PAYMENTS OF pound;20,000 are being made available to groups of organisations that want to work together to improve teaching.

The cash pound;3 million for the first year is being offered by the Quality Improvement Agency, which hopes the scheme will grow further if the next 12 months prove successful.

More than 550 providers, including colleges and private training bodies, have expressed an interest in being part of the programme, called Support for Excellence, following a pilot programme which the agency says has proved the scheme’s merits.

The aim is to help managers to share ideas to improve their organisations as well as helping individual practitioners, including lecturers, to become more effective through mutual support. The emphasis is on existing staff and managers providing advice and support to each other, rather than employing outside consultants, and learning from each other’s mistakes as well as sharing good ideas.
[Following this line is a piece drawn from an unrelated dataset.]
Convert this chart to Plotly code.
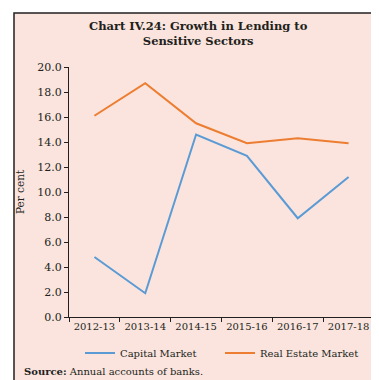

All organisations funded by the Learning and Skills Council will be invited to take part. These include organisations involved in adult and community education, work-based training and charities that run LSC-funded programmes.

Andrew Thomson, the agency’s chief executive and a former college principal, says the scheme is designed to be attractive to quality managers, department heads and principals but is ultimately about improved teaching, with the emphasis on self-regulation and a “peer review” process that is intended to be less frightening but no less rigorous than external inspections.

It is anticipated that some 150 partnerships will be established over the next year, although even this number is regarded as the tip of the iceberg, with about 2,000 providers in the “learning skills sector”, all of which are able to apply for the cash.

Mr Thomson said: “I am delighted at the overwhelmingly positive response to this initiative.

“Through Support for Excellence, peer groups of colleges and providers will help each other improve what they do and shape the way self-regulation can be made to work in the further education system.

“It is great news for teachers, trainers, tutors, managers and leaders who have shown in our pilots that this way of learning really is highly productive.”

With colleges expected to move towards greater self-regulation, the programme will encourage all providers, including private sector training firms, to assess each other in co-operative groups. The programme coincides with the use of light-touch inspection by Ofsted for top-performing providers and clear signals from the Government that it sees self-regulation as part of the future for colleges and private providers.

The funding comes with a contract requiring the partners each to carry out one review of another organisation in the partnership, support improvement activity and review the progress that has been made.